Mindful money use, from the pocketbook to the planet

Wealth & Responsibility -- Books

TO BUY OR NOT TO BUY: WHY WE OVERSHOP AND HOW TO STOP
By April Lane Benson, PhD
Published by Trumpeter Books, $16.95

Overshopping is a trivialized, “smiled upon” addiction, reinforced by the messages of a consumerist society, psychologist April Lane Benson writes. But Benson, herself a recovered overshopper, says the addiction’s consequences -- financial, relational, occupational, spiritual -- are serious.

“ ‘More is better’ is a bill of goods we’ve been sold, but research and experience agree on its falsehood,” Benson writes in To Buy or Not to Buy: Why We Overshop and How to Stop. “When acquisition is the standard, happiness is always the next purchase away, or the one after that -- an infinitely receding horizon that keeps sliding farther into the distance.”

In this book, Benson offers a step-by-step process of understanding the roots of compulsive spending and learning to overcome the urge to satisfy one’s emotional needs with material goods.

She is up front that it will not be easy or quick work. The journal exercises that help delve into the reader’s attitudes toward spending and money are thorough, and the recovery process includes such activities as rehearsing and role-playing shopping experiences in ways to help the person identify physical and emotional triggers and to learn how to walk away without pulling out the credit card. The last section discusses ways to draw on spiritual resources -- meditation in particular.

The exercises rely heavily on keeping a “shopping journal,” which brings me to one caveat: Given the target audience, it seems opportunistic and counterproductive to sell a “pre-made” journal for $19.95 (more than the price of the book itself) when a simple, cheap notebook with a pocket would do. Yet the author does sell such a thing on her Web site. The product is optional, of course, and the book’s promotion of it is mild, but why dangle in front of a compulsive shopper yet another material good to save his or her soul?

WHAT YOUR MONEY MEANS (AND HOW TO USE IT WELL)
By Frank J. Hanna
Published by the Crossroad Publishing Company, $21.95

In What Your Money Means (and How to Use It Well), author Frank J. Hanna III is also interested in mindful spending, but on a different scale.
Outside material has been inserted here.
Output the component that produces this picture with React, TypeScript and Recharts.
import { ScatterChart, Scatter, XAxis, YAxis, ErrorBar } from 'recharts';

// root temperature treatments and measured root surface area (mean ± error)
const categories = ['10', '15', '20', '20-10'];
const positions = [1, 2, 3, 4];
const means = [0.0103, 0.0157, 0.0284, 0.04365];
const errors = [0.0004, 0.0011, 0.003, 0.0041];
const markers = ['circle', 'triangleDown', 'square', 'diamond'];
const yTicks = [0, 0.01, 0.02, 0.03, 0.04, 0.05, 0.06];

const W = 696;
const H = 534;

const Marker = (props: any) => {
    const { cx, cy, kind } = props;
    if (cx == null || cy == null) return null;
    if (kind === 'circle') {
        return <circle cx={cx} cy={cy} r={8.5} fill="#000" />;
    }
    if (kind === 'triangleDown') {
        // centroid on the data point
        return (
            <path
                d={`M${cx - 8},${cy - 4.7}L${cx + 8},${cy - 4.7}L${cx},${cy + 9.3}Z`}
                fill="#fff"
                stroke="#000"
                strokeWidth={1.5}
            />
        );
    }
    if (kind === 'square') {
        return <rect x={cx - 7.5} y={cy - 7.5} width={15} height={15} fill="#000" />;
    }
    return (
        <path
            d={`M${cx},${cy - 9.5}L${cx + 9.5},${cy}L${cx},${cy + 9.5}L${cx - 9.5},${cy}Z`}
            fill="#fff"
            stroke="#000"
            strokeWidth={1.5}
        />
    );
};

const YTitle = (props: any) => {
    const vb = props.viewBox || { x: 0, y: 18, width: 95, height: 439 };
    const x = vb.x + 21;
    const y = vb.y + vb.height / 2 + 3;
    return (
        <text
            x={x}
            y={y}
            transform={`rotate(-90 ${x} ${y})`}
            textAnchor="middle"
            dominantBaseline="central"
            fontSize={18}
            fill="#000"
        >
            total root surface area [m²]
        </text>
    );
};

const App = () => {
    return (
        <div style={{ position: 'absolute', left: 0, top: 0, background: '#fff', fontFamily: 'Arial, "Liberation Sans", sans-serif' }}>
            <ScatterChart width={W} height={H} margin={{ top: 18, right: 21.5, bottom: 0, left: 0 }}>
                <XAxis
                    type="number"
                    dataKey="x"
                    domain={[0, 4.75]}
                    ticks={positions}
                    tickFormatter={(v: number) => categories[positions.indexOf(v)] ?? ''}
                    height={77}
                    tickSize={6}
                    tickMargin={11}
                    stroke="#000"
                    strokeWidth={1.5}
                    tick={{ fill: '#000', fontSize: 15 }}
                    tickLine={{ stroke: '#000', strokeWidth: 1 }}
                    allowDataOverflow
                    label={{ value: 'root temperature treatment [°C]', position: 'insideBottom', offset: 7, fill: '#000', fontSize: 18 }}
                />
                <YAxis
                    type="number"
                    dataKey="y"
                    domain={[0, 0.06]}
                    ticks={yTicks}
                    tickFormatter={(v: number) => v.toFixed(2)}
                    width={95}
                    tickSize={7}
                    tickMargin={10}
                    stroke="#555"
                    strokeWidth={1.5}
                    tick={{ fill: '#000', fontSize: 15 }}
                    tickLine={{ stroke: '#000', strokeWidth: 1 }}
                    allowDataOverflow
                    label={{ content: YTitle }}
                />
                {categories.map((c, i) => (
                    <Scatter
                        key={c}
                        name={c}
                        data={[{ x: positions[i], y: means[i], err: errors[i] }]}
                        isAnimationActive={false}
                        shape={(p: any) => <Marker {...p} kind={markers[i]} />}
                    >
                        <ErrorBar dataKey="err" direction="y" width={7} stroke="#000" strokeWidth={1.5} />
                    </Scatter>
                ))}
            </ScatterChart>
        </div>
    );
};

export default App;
This book is specifically addressed to those with a talent for acquiring wealth. “Understood correctly and chosen as an act of service, wealth creation can be as much a vocation as teaching or being a doctor,” writes Hanna, CEO of Hanna Capital in Atlanta and a noted Catholic philanthropist. His book is a systematic inquiry into the question: “Am I spending my money as I ought?”

While there is a clear Catholic influence at work, the book is not explicitly faith-based, but instead uses a philosophical approach to ethical questions involving the use of money. Even those of us who don’t have millions to dispense can benefit from a thoughtful examination of the gifts we have been given. Hanna’s book is an excellent catalyst for just such a process of distinguishing between genuine needs and what he terms “non-essential wealth.” The latter, Hanna writes, “may continue legally to be ours, but it’s not for our use: It’s meant to provide for the common good.”
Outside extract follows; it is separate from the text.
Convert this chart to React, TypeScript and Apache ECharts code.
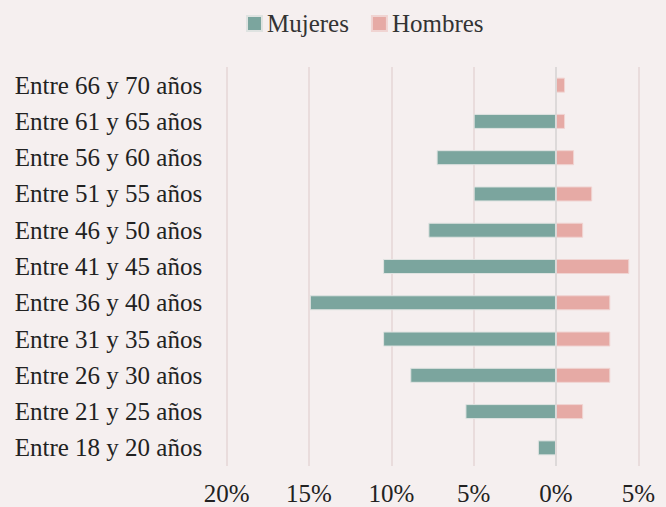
import React, { useEffect, useRef } from "react";
import * as echarts from "echarts";

const categories = [
  "Entre 18 y 20 años",
  "Entre 21 y 25 años",
  "Entre 26 y 30 años",
  "Entre 31 y 35 años",
  "Entre 36 y 40 años",
  "Entre 41 y 45 años",
  "Entre 46 y 50 años",
  "Entre 51 y 55 años",
  "Entre 56 y 60 años",
  "Entre 61 y 65 años",
  "Entre 66 y 70 años",
];
// percentages (Mujeres shown to the left)
const mujeres = [1.1, 5.5, 8.85, 10.5, 14.95, 10.5, 7.75, 5.0, 7.25, 5.0, 0];
const hombres = [0, 1.65, 3.3, 3.3, 3.3, 4.45, 1.65, 2.2, 1.1, 0.55, 0.55];
const xTicks = [-20, -15, -10, -5, 0, 5];

const FONT = "'Liberation Serif', 'Times New Roman', serif";

export default function App() {
  const ref = useRef<HTMLDivElement>(null);
  useEffect(() => {
    if (!ref.current) return;
    const chart = echarts.init(ref.current, undefined, { renderer: "svg" });
    chart.setOption({
      animation: false,
      backgroundColor: "#f5efef",
      legend: {
        data: ["Mujeres", "Hombres"],
        left: 241,
        top: 6,
        itemWidth: 15,
        itemHeight: 15,
        itemGap: 22,
        icon: "rect",
        textStyle: { fontFamily: FONT, fontSize: 25, color: "#333" },
      },
      grid: { left: 226.7, right: 27.7, top: 67, bottom: 41, containLabel: false },
      xAxis: {
        type: "value",
        min: xTicks[0],
        max: xTicks[xTicks.length - 1],
        interval: 5,
        axisLine: { show: false },
        axisTick: { show: false },
        splitLine: {
          show: true,
          lineStyle: { color: "#e5d6d6", width: 1.5 },
        },
        axisLabel: {
          margin: 15,
          fontFamily: FONT,
          fontSize: 25,
          color: "#222",
          formatter: (v: number) => Math.abs(v) + "%",
        },
      },
      yAxis: {
        type: "category",
        data: categories,
        axisLine: { show: false },
        axisTick: { show: false },
        axisLabel: {
          align: "left",
          margin: 212,
          fontFamily: FONT,
          fontSize: 25,
          color: "#222",
        },
      },
      series: [
        {
          name: "Mujeres",
          type: "bar",
          data: mujeres.map((v) => -v),
          barWidth: 15,
          barGap: "-100%",
          itemStyle: { color: "#7ba59e", borderColor: "#dfe3e1", borderWidth: 1 },
          markLine: {
            silent: true,
            symbol: "none",
            label: { show: false },
            lineStyle: { color: "#d9d9d9", width: 1.5, type: "solid" },
            data: [{ xAxis: 0 }],
          },
        },
        {
          name: "Hombres",
          type: "bar",
          data: hombres,
          barWidth: 15,
          itemStyle: { color: "#e6aaa5", borderColor: "#f0d4d2", borderWidth: 1 },
        },
      ],
    });
    return () => chart.dispose();
  }, []);
  return (
    <div
      ref={ref}
      style={{ position: "fixed", left: 0, top: 0, width: 666, height: 507 }}
    />
  );
}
The goal he proposes, in fact, is to “undertake a lifetime distribution program that will enable us to give away most (if not all) of our non-essential wealth by the time we die.”

Readers will not have to agree with all of Hanna’s conclusions (or his conservative politics, which pop up in the book from time to time) in order to appreciate the framework he offers for engaging one’s conscience in how to spend money and give it away.

-- Teresa Malcolm, NCR staff

THE GREEN BUSINESS GUIDE: A ONE STOP RESOURCE FOR BUSINESSES OF ALL SHAPES AND SIZES TO IMPLEMENT ECO-FRIENDLY POLICIES, PROGRAMS, AND PRACTICES
By Glenn Bachman
Published by Career Press, $15.99

At 287 pages, The Green Business Guide is a comprehensive resource designed to help organizations and businesses to incorporate green practices into their operations. It includes chapters that can help any kind of organization to understand the environmental factors that influence business; to evaluate the benefits of going green; to develop a business plan for transforming an organization; to identify specific actions to reduce energy and water use, control packaging waste, and use resources efficiently. Also included is a chapter on communicating and reporting on environmental successes, together with strategies for using such successes as marketing tools.

The author is president of a management consulting firm in Massachusetts, specializing in assisting organizations that desire to become more ecologically responsible. Printed on recycled paper with soy-based inks, its cover is green, and its contents are ideal for anyone considering moving their organization toward more Earth-friendly practices.